Liu Xiaobo, writer and critic who has often been jailed for his criticism of the regime – his chair at the Nobel banquet in 2010 remained empty, a reminder that the winner of the Peace Prize was once again in prison – is another of those missing at the Fair. It should be an interesting experience for the writers in the Chinese delegation to hear about him and his writings — Liu’s books were banned, one by one, and then, after he wrote part of and signed Charter 8, a demand for more democracy in China, his name was banned in the country. It cannot be spoken in public and will not show up on search engines in China.
Yu Jie, who is now in Washington, was beaten and tortured when Liu was awarded his Nobel. “We could bury you alive in half an hour,” he was told by the police; and he believed them. Yu Jie will not be at the London Book Fair either, yet another of the growing list of ghosts at the banquet.

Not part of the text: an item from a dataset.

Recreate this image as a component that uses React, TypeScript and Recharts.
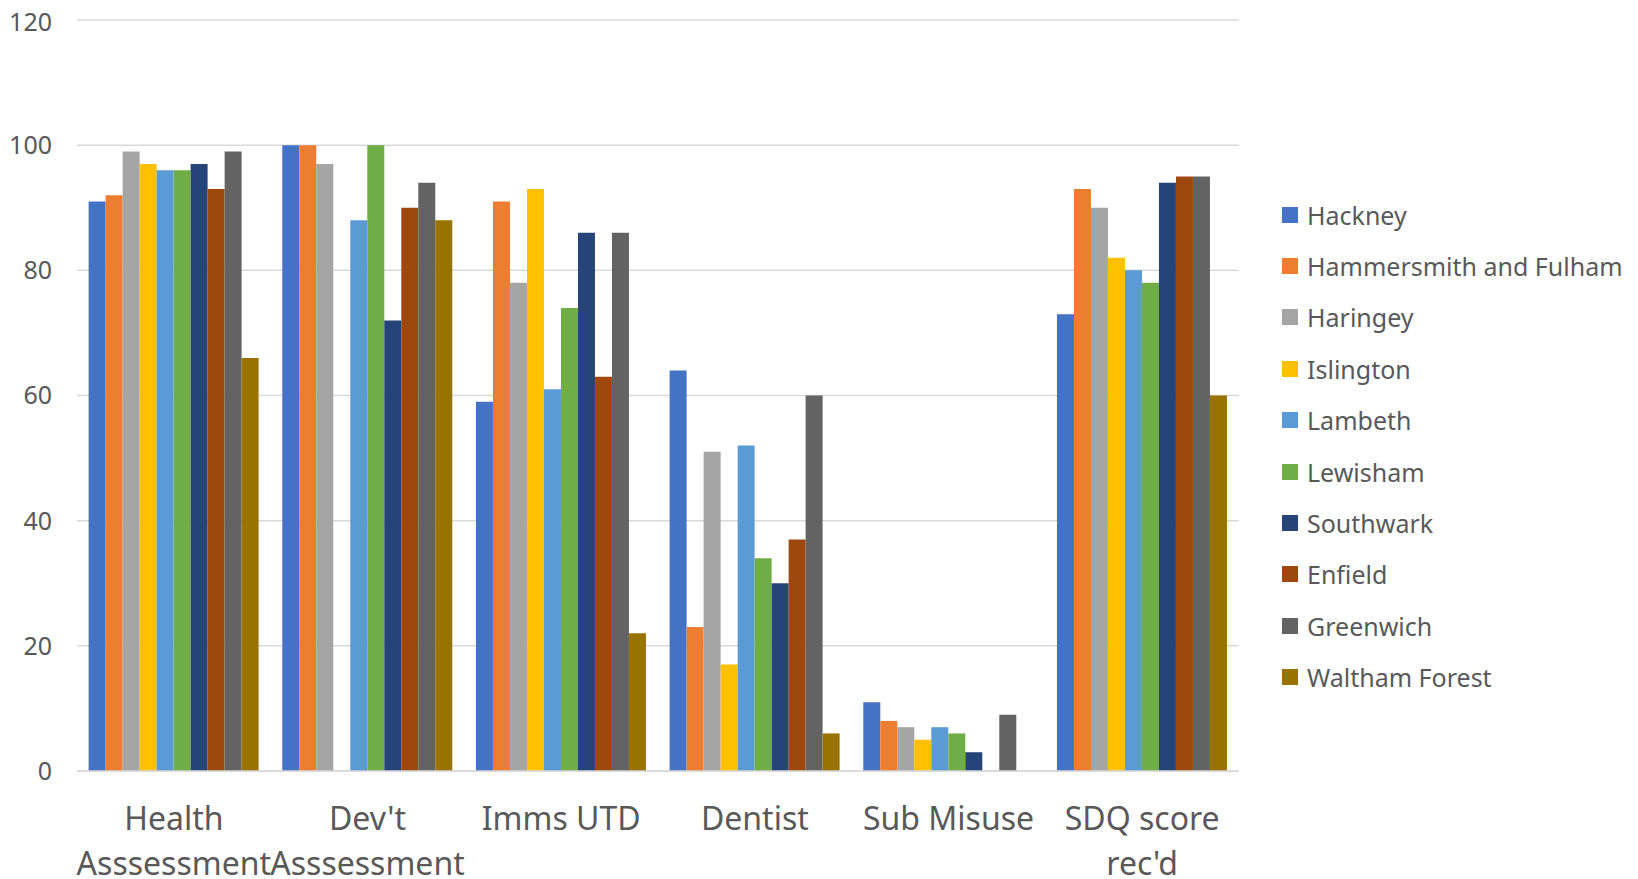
import React from 'react';
import { BarChart, Bar, XAxis, YAxis, CartesianGrid, Legend } from 'recharts';

const categories = ['Health Asssessment', "Dev't Asssessment", 'Imms UTD', 'Dentist', 'Sub Misuse', "SDQ score rec'd"];
const boroughs = ['Hackney', 'Hammersmith and Fulham', 'Haringey', 'Islington', 'Lambeth', 'Lewisham', 'Southwark', 'Enfield', 'Greenwich', 'Waltham Forest'];
const colors = ['#4472C4', '#ED7D31', '#A5A5A5', '#FFC000', '#5B9BD5', '#70AD47', '#264478', '#9E480E', '#636363', '#997300'];
const yTicks = [0, 20, 40, 60, 80, 100, 120];

const hackney = [91, 100, 59, 64, 11, 73];
const hammersmith = [92, 100, 91, 23, 8, 93];
const haringey = [99, 97, 78, 51, 7, 90];
const islington = [97, null, 93, 17, 5, 82];
const lambeth = [96, 88, 61, 52, 7, 80];
const lewisham = [96, 100, 74, 34, 6, 78];
const southwark = [97, 72, 86, 30, 3, 94];
const enfield = [93, 90, 63, 37, null, 95];
const greenwich = [99, 94, 86, 60, 9, 95];
const walthamForest = [66, 88, 22, 6, null, 60];

const seriesValues = [hackney, hammersmith, haringey, islington, lambeth, lewisham, southwark, enfield, greenwich, walthamForest];

const data = categories.map((c, i) => {
  const row: any = { name: c };
  boroughs.forEach((b, j) => {
    row[b] = seriesValues[j][i];
  });
  return row;
});

const FONT = '"Noto Sans", sans-serif';
const TEXT = '#595959';
const X_FONT_SIZE = 32;
const X_MAX_WIDTH = 194;

let ctx: CanvasRenderingContext2D | null = null;
const measure = (s: string) => {
  if (!ctx && typeof document !== 'undefined') {
    ctx = document.createElement('canvas').getContext('2d');
  }
  if (!ctx) return s.length * X_FONT_SIZE * 0.55;
  ctx.font = `${X_FONT_SIZE}px "Noto Sans"`;
  return ctx.measureText(s).width;
};

const wrap = (label: string) => {
  const words = label.split(' ');
  const lines: string[] = [];
  let cur = '';
  words.forEach((w) => {
    const t = cur ? cur + ' ' + w : w;
    if (cur && measure(t) > X_MAX_WIDTH) {
      lines.push(cur);
      cur = w;
    } else {
      cur = t;
    }
  });
  if (cur) lines.push(cur);
  return lines;
};

const XTick = (props: any) => {
  const { x, y, payload } = props;
  const lines = wrap(String(payload.value));
  return (
    <text x={x} y={y} textAnchor="middle" fontSize={X_FONT_SIZE} fill={TEXT} fontFamily={FONT}>
      {lines.map((l, i) => (
        <tspan key={i} x={x} y={y + 59 + i * 45}>
          {l}
        </tspan>
      ))}
    </text>
  );
};

const LegendContent = () => (
  <div style={{ fontFamily: FONT, fontSize: 25, color: TEXT }}>
    {boroughs.map((b, i) => (
      <div key={b} style={{ display: 'flex', alignItems: 'center', height: 51.4, whiteSpace: 'nowrap' }}>
        <div style={{ width: 16, height: 16, background: colors[i], flex: '0 0 auto' }} />
        <span style={{ marginLeft: 9 }}>{b}</span>
      </div>
    ))}
  </div>
);

export default function App() {
  return (
    <div style={{ fontFamily: FONT }}>
      <BarChart
        width={1630}
        height={871}
        data={data}
        margin={{ top: 12, right: 43, bottom: 8, left: 9 }}
        barCategoryGap="6%"
        barGap={0}
        style={{ overflow: 'visible' }}
      >
        <CartesianGrid vertical={false} stroke="#D9D9D9" strokeWidth={1.5} />
        <XAxis
          dataKey="name"
          height={100}
          tickLine={false}
          tickSize={0}
          tickMargin={0}
          axisLine={{ stroke: '#D9D9D9', strokeWidth: 1.5 }}
          tick={<XTick />}
          interval={0}
        />
        <YAxis
          width={60}
          domain={[0, 120]}
          ticks={yTicks}
          axisLine={false}
          tickLine={false}
          tickSize={0}
          tickMargin={25}
          tick={{ fontSize: 25, fill: TEXT, fontFamily: FONT }}
        />
        <Legend
          layout="vertical"
          align="right"
          verticalAlign="middle"
          content={<LegendContent />}
          wrapperStyle={{ left: 1274, top: 181, width: 356 }}
        />
        {boroughs.map((b, i) => (
          <Bar key={b} dataKey={b} fill={colors[i]} isAnimationActive={false} />
        ))}
      </BarChart>
    </div>
  );
}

Some aspects of China’s presence at the London Book Fair are unpredictable: what will the encounter mean, for instance, for the writers who are part of the delegation, and who may not necessarily agree with the official position on China’s history? Some are far more predictable: there will be no official readings from Liu Xiaobo’s June Fourth Elegies. Written for “the Tiananmen Mothers and those who can remember”, this collection of poems is everything that the official delegation cannot be. Freedom is “a brand-name tie”, writes Liu, asking us not to forget “the ease with which money/forgives bayonets and lies”.